┌──
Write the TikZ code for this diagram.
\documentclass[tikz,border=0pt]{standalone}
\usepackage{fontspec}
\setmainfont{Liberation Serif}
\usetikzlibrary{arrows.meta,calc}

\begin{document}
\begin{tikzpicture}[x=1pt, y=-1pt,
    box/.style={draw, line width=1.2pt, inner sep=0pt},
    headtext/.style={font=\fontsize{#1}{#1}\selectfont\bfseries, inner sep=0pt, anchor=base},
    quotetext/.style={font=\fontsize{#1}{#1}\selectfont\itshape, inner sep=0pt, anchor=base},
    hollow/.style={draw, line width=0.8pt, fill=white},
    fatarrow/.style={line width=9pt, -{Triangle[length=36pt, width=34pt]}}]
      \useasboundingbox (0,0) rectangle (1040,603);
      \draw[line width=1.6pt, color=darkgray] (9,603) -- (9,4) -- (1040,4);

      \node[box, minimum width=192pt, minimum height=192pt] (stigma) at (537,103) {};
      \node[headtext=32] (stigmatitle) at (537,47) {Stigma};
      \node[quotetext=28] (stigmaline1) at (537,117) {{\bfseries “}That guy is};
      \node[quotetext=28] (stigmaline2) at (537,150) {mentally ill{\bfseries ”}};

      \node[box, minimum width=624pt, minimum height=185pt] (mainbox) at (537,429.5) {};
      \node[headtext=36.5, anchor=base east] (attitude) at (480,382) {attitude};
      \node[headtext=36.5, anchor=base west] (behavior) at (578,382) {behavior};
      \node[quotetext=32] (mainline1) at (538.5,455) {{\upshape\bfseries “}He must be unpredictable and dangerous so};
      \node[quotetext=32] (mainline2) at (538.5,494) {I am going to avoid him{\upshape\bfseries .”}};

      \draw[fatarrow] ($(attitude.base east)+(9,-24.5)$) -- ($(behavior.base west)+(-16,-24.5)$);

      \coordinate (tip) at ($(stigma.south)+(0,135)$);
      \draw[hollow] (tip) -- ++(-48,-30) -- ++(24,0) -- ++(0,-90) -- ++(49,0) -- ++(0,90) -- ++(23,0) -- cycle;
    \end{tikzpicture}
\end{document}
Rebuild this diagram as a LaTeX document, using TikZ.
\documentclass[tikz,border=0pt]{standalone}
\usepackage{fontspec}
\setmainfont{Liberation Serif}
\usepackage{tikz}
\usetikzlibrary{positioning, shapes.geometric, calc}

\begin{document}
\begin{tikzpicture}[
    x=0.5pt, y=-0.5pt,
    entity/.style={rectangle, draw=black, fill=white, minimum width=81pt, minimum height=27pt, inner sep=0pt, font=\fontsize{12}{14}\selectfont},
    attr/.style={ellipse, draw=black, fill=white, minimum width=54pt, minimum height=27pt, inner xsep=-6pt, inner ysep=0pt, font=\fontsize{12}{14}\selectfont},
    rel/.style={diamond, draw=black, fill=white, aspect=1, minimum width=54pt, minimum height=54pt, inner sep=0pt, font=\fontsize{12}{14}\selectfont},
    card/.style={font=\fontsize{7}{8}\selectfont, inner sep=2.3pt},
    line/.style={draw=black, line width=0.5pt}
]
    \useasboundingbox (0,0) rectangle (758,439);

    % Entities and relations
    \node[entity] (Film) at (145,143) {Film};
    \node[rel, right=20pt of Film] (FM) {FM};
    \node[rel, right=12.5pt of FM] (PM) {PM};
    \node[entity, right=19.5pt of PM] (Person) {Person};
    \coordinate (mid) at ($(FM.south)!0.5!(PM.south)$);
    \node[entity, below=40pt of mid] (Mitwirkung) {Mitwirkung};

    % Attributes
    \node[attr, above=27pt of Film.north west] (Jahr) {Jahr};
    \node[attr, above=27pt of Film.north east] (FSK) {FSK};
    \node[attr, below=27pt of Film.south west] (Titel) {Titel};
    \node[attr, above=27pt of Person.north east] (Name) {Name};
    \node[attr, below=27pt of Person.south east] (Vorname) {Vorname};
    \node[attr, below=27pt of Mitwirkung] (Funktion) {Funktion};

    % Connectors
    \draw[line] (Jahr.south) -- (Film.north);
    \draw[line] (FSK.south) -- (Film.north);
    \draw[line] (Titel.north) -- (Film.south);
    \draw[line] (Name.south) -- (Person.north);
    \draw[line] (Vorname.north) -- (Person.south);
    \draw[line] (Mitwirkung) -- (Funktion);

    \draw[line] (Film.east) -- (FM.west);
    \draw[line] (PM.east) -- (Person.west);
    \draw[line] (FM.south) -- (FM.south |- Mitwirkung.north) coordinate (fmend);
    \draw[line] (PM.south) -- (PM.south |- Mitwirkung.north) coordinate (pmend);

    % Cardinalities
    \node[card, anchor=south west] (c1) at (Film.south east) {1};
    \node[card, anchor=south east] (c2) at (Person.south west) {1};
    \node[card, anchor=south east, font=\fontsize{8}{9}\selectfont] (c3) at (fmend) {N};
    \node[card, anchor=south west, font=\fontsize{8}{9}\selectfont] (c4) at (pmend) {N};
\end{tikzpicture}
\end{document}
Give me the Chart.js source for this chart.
└──
GIVEN TASK >> Your task is to repeat every entry exactly.

CORRECT ANSWER >>
Write the TikZ code for this diagram.
\documentclass[tikz,border=0pt]{standalone}
\usepackage{fontspec}
\setmainfont{Liberation Serif}
\usetikzlibrary{arrows.meta,calc}

\begin{document}
\begin{tikzpicture}[x=1pt, y=-1pt,
    box/.style={draw, line width=1.2pt, inner sep=0pt},
    headtext/.style={font=\fontsize{#1}{#1}\selectfont\bfseries, inner sep=0pt, anchor=base},
    quotetext/.style={font=\fontsize{#1}{#1}\selectfont\itshape, inner sep=0pt, anchor=base},
    hollow/.style={draw, line width=0.8pt, fill=white},
    fatarrow/.style={line width=9pt, -{Triangle[length=36pt, width=34pt]}}]
      \useasboundingbox (0,0) rectangle (1040,603);
      \draw[line width=1.6pt, color=darkgray] (9,603) -- (9,4) -- (1040,4);

      \node[box, minimum width=192pt, minimum height=192pt] (stigma) at (537,103) {};
      \node[headtext=32] (stigmatitle) at (537,47) {Stigma};
      \node[quotetext=28] (stigmaline1) at (537,117) {{\bfseries “}That guy is};
      \node[quotetext=28] (stigmaline2) at (537,150) {mentally ill{\bfseries ”}};

      \node[box, minimum width=624pt, minimum height=185pt] (mainbox) at (537,429.5) {};
      \node[headtext=36.5, anchor=base east] (attitude) at (480,382) {attitude};
      \node[headtext=36.5, anchor=base west] (behavior) at (578,382) {behavior};
      \node[quotetext=32] (mainline1) at (538.5,455) {{\upshape\bfseries “}He must be unpredictable and dangerous so};
      \node[quotetext=32] (mainline2) at (538.5,494) {I am going to avoid him{\upshape\bfseries .”}};

      \draw[fatarrow] ($(attitude.base east)+(9,-24.5)$) -- ($(behavior.base west)+(-16,-24.5)$);

      \coordinate (tip) at ($(stigma.south)+(0,135)$);
      \draw[hollow] (tip) -- ++(-48,-30) -- ++(24,0) -- ++(0,-90) -- ++(49,0) -- ++(0,90) -- ++(23,0) -- cycle;
    \end{tikzpicture}
\end{document}
Rebuild this diagram as a LaTeX document, using TikZ.
\documentclass[tikz,border=0pt]{standalone}
\usepackage{fontspec}
\setmainfont{Liberation Serif}
\usepackage{tikz}
\usetikzlibrary{positioning, shapes.geometric, calc}

\begin{document}
\begin{tikzpicture}[
    x=0.5pt, y=-0.5pt,
    entity/.style={rectangle, draw=black, fill=white, minimum width=81pt, minimum height=27pt, inner sep=0pt, font=\fontsize{12}{14}\selectfont},
    attr/.style={ellipse, draw=black, fill=white, minimum width=54pt, minimum height=27pt, inner xsep=-6pt, inner ysep=0pt, font=\fontsize{12}{14}\selectfont},
    rel/.style={diamond, draw=black, fill=white, aspect=1, minimum width=54pt, minimum height=54pt, inner sep=0pt, font=\fontsize{12}{14}\selectfont},
    card/.style={font=\fontsize{7}{8}\selectfont, inner sep=2.3pt},
    line/.style={draw=black, line width=0.5pt}
]
    \useasboundingbox (0,0) rectangle (758,439);

    % Entities and relations
    \node[entity] (Film) at (145,143) {Film};
    \node[rel, right=20pt of Film] (FM) {FM};
    \node[rel, right=12.5pt of FM] (PM) {PM};
    \node[entity, right=19.5pt of PM] (Person) {Person};
    \coordinate (mid) at ($(FM.south)!0.5!(PM.south)$);
    \node[entity, below=40pt of mid] (Mitwirkung) {Mitwirkung};

    % Attributes
    \node[attr, above=27pt of Film.north west] (Jahr) {Jahr};
    \node[attr, above=27pt of Film.north east] (FSK) {FSK};
    \node[attr, below=27pt of Film.south west] (Titel) {Titel};
    \node[attr, above=27pt of Person.north east] (Name) {Name};
    \node[attr, below=27pt of Person.south east] (Vorname) {Vorname};
    \node[attr, below=27pt of Mitwirkung] (Funktion) {Funktion};

    % Connectors
    \draw[line] (Jahr.south) -- (Film.north);
    \draw[line] (FSK.south) -- (Film.north);
    \draw[line] (Titel.north) -- (Film.south);
    \draw[line] (Name.south) -- (Person.north);
    \draw[line] (Vorname.north) -- (Person.south);
    \draw[line] (Mitwirkung) -- (Funktion);

    \draw[line] (Film.east) -- (FM.west);
    \draw[line] (PM.east) -- (Person.west);
    \draw[line] (FM.south) -- (FM.south |- Mitwirkung.north) coordinate (fmend);
    \draw[line] (PM.south) -- (PM.south |- Mitwirkung.north) coordinate (pmend);

    % Cardinalities
    \node[card, anchor=south west] (c1) at (Film.south east) {1};
    \node[card, anchor=south east] (c2) at (Person.south west) {1};
    \node[card, anchor=south east, font=\fontsize{8}{9}\selectfont] (c3) at (fmend) {N};
    \node[card, anchor=south west, font=\fontsize{8}{9}\selectfont] (c4) at (pmend) {N};
\end{tikzpicture}
\end{document}
Give me the Chart.js source for this chart.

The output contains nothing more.